Maxar is currently seeking a Site Reliability Engineer (SRE) to join our team in our Longmont and Westminster, CO locations. This position's primary location is Westminster with some days in the Longmont office.
Life with Us
Your Project: Site Reliability Engineering is an engineering discipline that combines software and systems engineering to build and run large-scale, massively distributed, fault-tolerant systems. In this position, you will ensure that Maxar's services have reliability and up-time appropriate to customers' needs and a fast rate of improvement while keeping an ever-watchful eye on capacity and performance. You will have the mindset and a set of engineering approaches to run better production systems; ideally, building your own, creative engineering solutions to operations problems. Much of our software development focuses on optimizing existing systems, building infrastructure, and eliminating work through automation. You will focus on operational procedures, code fixes, increasing the automation, repeatability, and consistency of operational tasks. The successful candidate has a breadth of knowledge to solve for complex problems across the entire technology stack.
Your Career: We are very serious about professional development and continuing education at Maxar. We offer our team members with the opportunity to define their own career trajectory. Our group has amazing resources to support learning and development. You will work with your manager, or a mentor, to set goals and design a development plan to advance your career.
What We Offer: Time for dedicated professional development, conference attendance, corporate partner and industry training, peer group collaboration, hackathons, as well as paid certifications, education reimbursement and student loan forgiveness.
What you'll do day-to-day (with your colleagues):
Provide service acceptance by adopting new processes into operations; develop new monitoring, or exposure of events; training operations teams for action to be taken against those events; creating automated fix actions against repeatable corrective actions
Monitor and report on service level objectives for system-wide application and infrastructure services. Work with service and product owners to establish KPIs to identify trends and quantify whether at the site/system level we are getting better, or not
Define standards for configuration, monitoring, reliability, and performance
Participate actively and critically in retrospectives that had broad impact and/or are leading indicators of potential site issues
Provide deep troubleshooting for production issues
Engage with service owners on root cause analysis for service interruption recovery and create preventive measures
On-call resource to provide support duties for operations team when the need arises
Design and architect operational solutions for managing applications and infrastructure
Minimum requirements for this position:
Must be a U.S. Citizen who is willing and able to obtain U.S. Government Secret security clearance
Associate's degree in computer science, information systems, or a related field. Two years of experience may be substituted for a degree
Minimum of 5 years of troubleshooting software engineering issues
Experience with Unix/Linux systems, with a high comfort level at the command line
Proficient with at least one programming language (e.g., Python, Ruby, Java)
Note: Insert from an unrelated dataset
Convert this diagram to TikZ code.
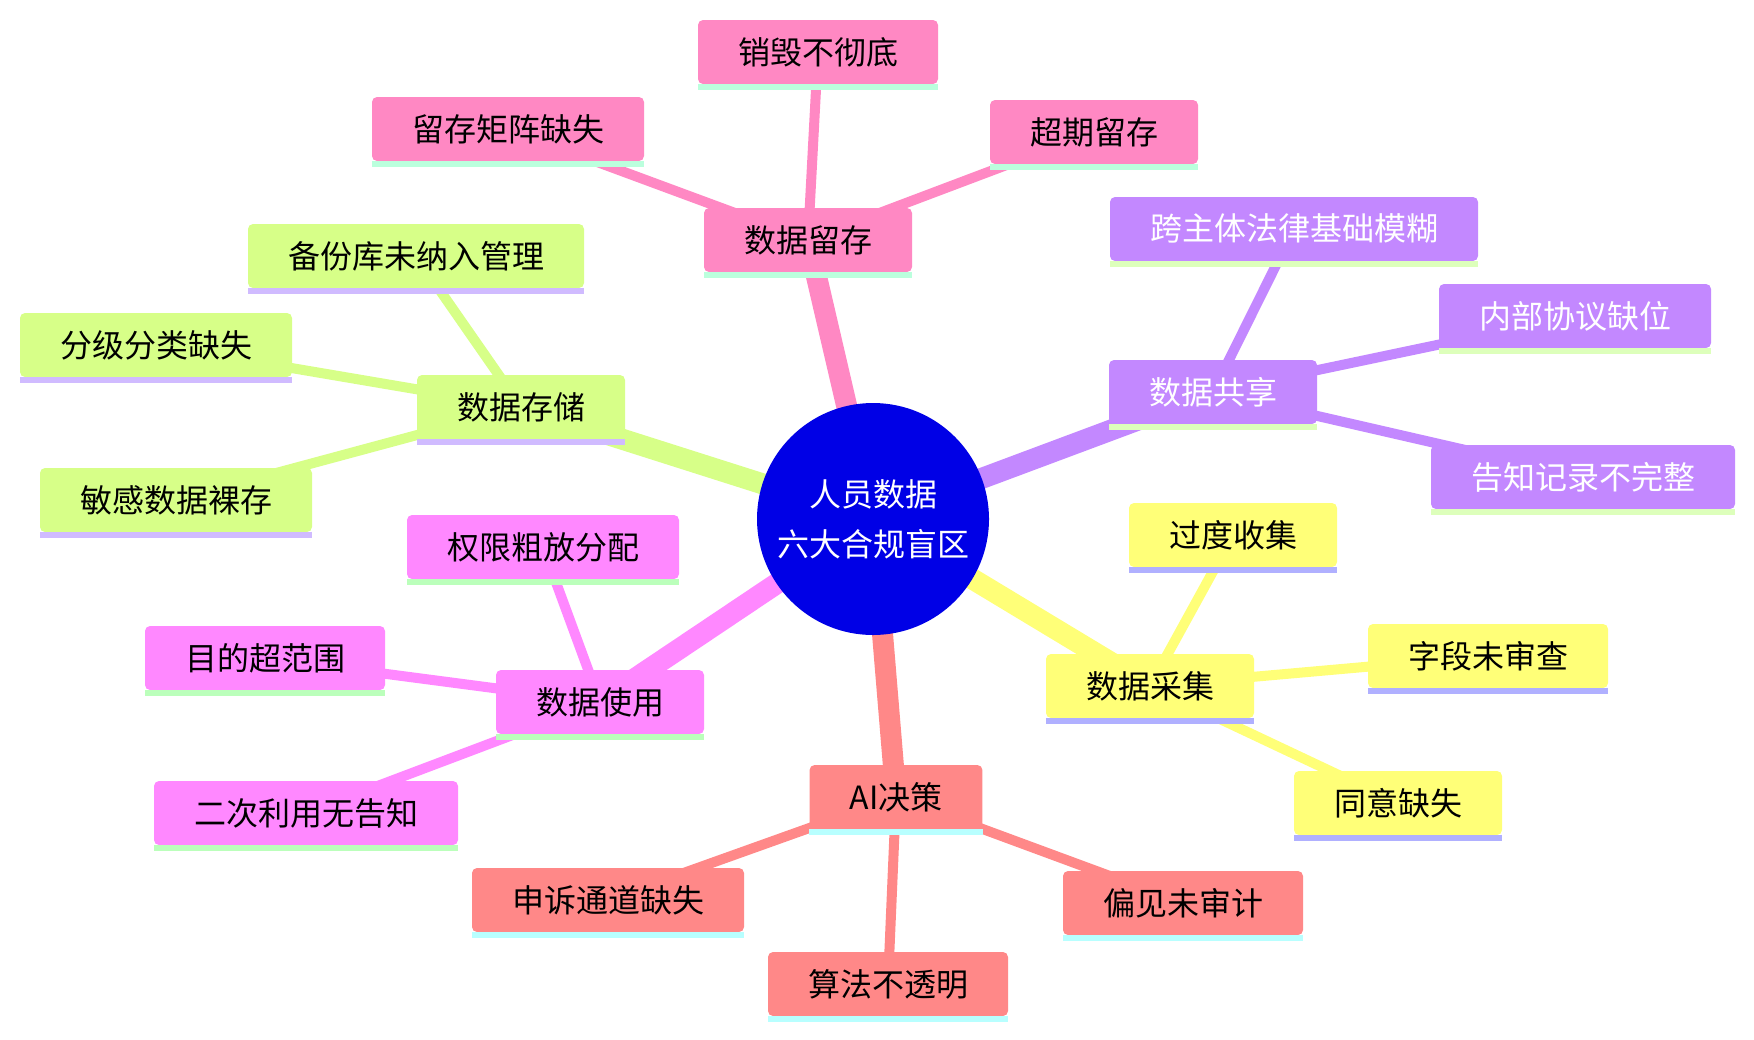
\documentclass[tikz,border=0pt]{standalone}
\usepackage{fontspec}
\newfontfamily\cjk{Noto Sans CJK SC}
\usetikzlibrary{backgrounds}

\definecolor{rootblue}{HTML}{0000E6}
\definecolor{cRet}{HTML}{FF88C3}
\definecolor{bRet}{HTML}{BBFFDD}
\definecolor{cShr}{HTML}{C388FF}
\definecolor{bShr}{HTML}{DDFFBB}
\definecolor{cCol}{HTML}{FFFF78}
\definecolor{bCol}{HTML}{B0B0FF}
\definecolor{cAI}{HTML}{FF8888}
\definecolor{bAI}{HTML}{B8FFFF}
\definecolor{cUse}{HTML}{FF88FF}
\definecolor{bUse}{HTML}{BBFFBB}
\definecolor{cSto}{HTML}{D7FF88}
\definecolor{bSto}{HTML}{D0BBFF}

\begin{document}
\begin{tikzpicture}[x=0.5pt, y=-0.5pt,
    font=\cjk\fontsize{16}{25}\selectfont,
    box/.style={rounded corners=2.5pt, minimum height=32pt, inner xsep=20pt, inner ysep=0pt},
    trunk/.style={line width=10.5pt},
    twig/.style={line width=5pt}]
    \useasboundingbox (0,0) rectangle (1754,1039);

    % 1. Nút gốc
    \node[circle, fill=rootblue, text=white, align=center, inner sep=0pt,
          minimum size=116pt] (root) at (873,519) {人员数据\\六大合规盲区};

    % 2. Nhánh: 数据留存
    \node[box, fill=cRet] (retain)  at (808,240) {数据留存};
    \node[box, fill=cRet] (purge)   at (818,52)  {销毁不彻底};
    \node[box, fill=cRet] (matrix)  at (508,129) {留存矩阵缺失};
    \node[box, fill=cRet] (overdue) at (1094,132) {超期留存};

    % 3. Nhánh: 数据共享
    \node[box, fill=cShr, text=white] (share)     at (1213,392) {数据共享};
    \node[box, fill=cShr, text=white] (crosslaw)  at (1294,229) {跨主体法律基础模糊};
    \node[box, fill=cShr, text=white] (agreement) at (1575,316) {内部协议缺位};
    \node[box, fill=cShr, text=white] (notice)    at (1583,477) {告知记录不完整};

    % 4. Nhánh: 数据采集
    \node[box, fill=cCol] (collect) at (1150,686) {数据采集};
    \node[box, fill=cCol] (excess)  at (1233,535) {过度收集};
    \node[box, fill=cCol] (fields)  at (1488,656) {字段未审查};
    \node[box, fill=cCol] (consent) at (1398,803) {同意缺失};

    % 5. Nhánh: AI决策
    \node[box, fill=cAI] (ai)     at (896,797) {AI决策};
    \node[box, fill=cAI] (bias)   at (1183,903) {偏见未审计};
    \node[box, fill=cAI] (opaque) at (888,984) {算法不透明};
    \node[box, fill=cAI] (appeal) at (608,900) {申诉通道缺失};

    % 6. Nhánh: 数据使用
    \node[box, fill=cUse] (use)     at (600,702) {数据使用};
    \node[box, fill=cUse] (perm)    at (543,547) {权限粗放分配};
    \node[box, fill=cUse] (purpose) at (265,658) {目的超范围};
    \node[box, fill=cUse] (reuse)   at (306,813) {二次利用无告知};

    % 7. Nhánh: 数据存储
    \node[box, fill=cSto] (store)   at (521,407) {数据存储};
    \node[box, fill=cSto] (backup)  at (416,256) {备份库未纳入管理};
    \node[box, fill=cSto] (grading) at (156,345) {分级分类缺失};
    \node[box, fill=cSto] (plain)   at (176,500) {敏感数据裸存};

    % 8. Vạch màu dưới mỗi hộp
    \foreach \n/\c in {retain/bRet, purge/bRet, matrix/bRet, overdue/bRet,
                       share/bShr, crosslaw/bShr, agreement/bShr, notice/bShr,
                       collect/bCol, excess/bCol, fields/bCol, consent/bCol,
                       ai/bAI, bias/bAI, opaque/bAI, appeal/bAI,
                       use/bUse, perm/bUse, purpose/bUse, reuse/bUse,
                       store/bSto, backup/bSto, grading/bSto, plain/bSto}
        \fill[\c] (\n.south west) rectangle ([yshift=-3pt]\n.south east);

    % 9. Các cạnh (nằm phía sau)
    \begin{pgfonlayer}{background}
        \draw[trunk, cRet] (root.center) -- (retain.center);
        \draw[trunk, cShr] (root.center) -- (share.center);
        \draw[trunk, cCol] (root.center) -- (collect.center);
        \draw[trunk, cAI]  (root.center) -- (ai.center);
        \draw[trunk, cUse] (root.center) -- (use.center);
        \draw[trunk, cSto] (root.center) -- (store.center);

        \draw[twig, cRet] (retain.center) -- (purge.center);
        \draw[twig, cRet] (retain.center) -- (matrix.center);
        \draw[twig, cRet] (retain.center) -- (overdue.center);
        \draw[twig, cShr] (share.center) -- (crosslaw.center);
        \draw[twig, cShr] (share.center) -- (agreement.center);
        \draw[twig, cShr] (share.center) -- (notice.center);
        \draw[twig, cCol] (collect.center) -- (excess.center);
        \draw[twig, cCol] (collect.center) -- (fields.center);
        \draw[twig, cCol] (collect.center) -- (consent.center);
        \draw[twig, cAI]  (ai.center) -- (bias.center);
        \draw[twig, cAI]  (ai.center) -- (opaque.center);
        \draw[twig, cAI]  (ai.center) -- (appeal.center);
        \draw[twig, cUse] (use.center) -- (perm.center);
        \draw[twig, cUse] (use.center) -- (purpose.center);
        \draw[twig, cUse] (use.center) -- (reuse.center);
        \draw[twig, cSto] (store.center) -- (backup.center);
        \draw[twig, cSto] (store.center) -- (grading.center);
        \draw[twig, cSto] (store.center) -- (plain.center);
    \end{pgfonlayer}
\end{tikzpicture}
\end{document}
These skills would be amazing:
Understanding of K8sDocker and automated deployment via pipeline (Concourse or Jenkins)
Familiarity with infrastructure as code, AWS cloud platform
Familiarity with distributed version control systems such as Git
A knack for troubleshooting tough problems with a high level of ownership and curiosity to empower this skill
Effectively prioritize work and encourage best practices in others
Meticulous and cautious with an ability to identify and consider all risks and balance those with performing the task efficiently
Positive, flexible, and personable; adaptive to change
Good understanding of networking fundamentals
"Make it happen" attitude
Organized with an ability to document and communicate ongoing work tasks and projects
Receptive to giving, receiving, and implementing feedback in a highly collaborative environment
Ability to learn rapidly in a fast-paced environment while being extremely curious about how things work
The compensation range for this position is $89,250 to $148,750 annually, dependent on skills and experience.
As a federal contractor, Maxar is required to comply with the vaccination and other COVID-19 requirements in President Biden's September 9 Executive Order on Ensuring Adequate COVID Safety Protocols for Federal Contractors. Accordingly, all Maxar team members must be fully vaccinated for COVID-19 no later than January 4, 2022, except in cases where a team member is legally entitled to an accommodation.
Maxar Technologies values diversity in the workplace and is an equal opportunity/affirmative action employer. All qualified applicants will receive consideration for employment without regard to sex, gender identity, sexual orientation, race, color, religion, national origin, disability, protected veteran status, age, or any other characteristic protected by law.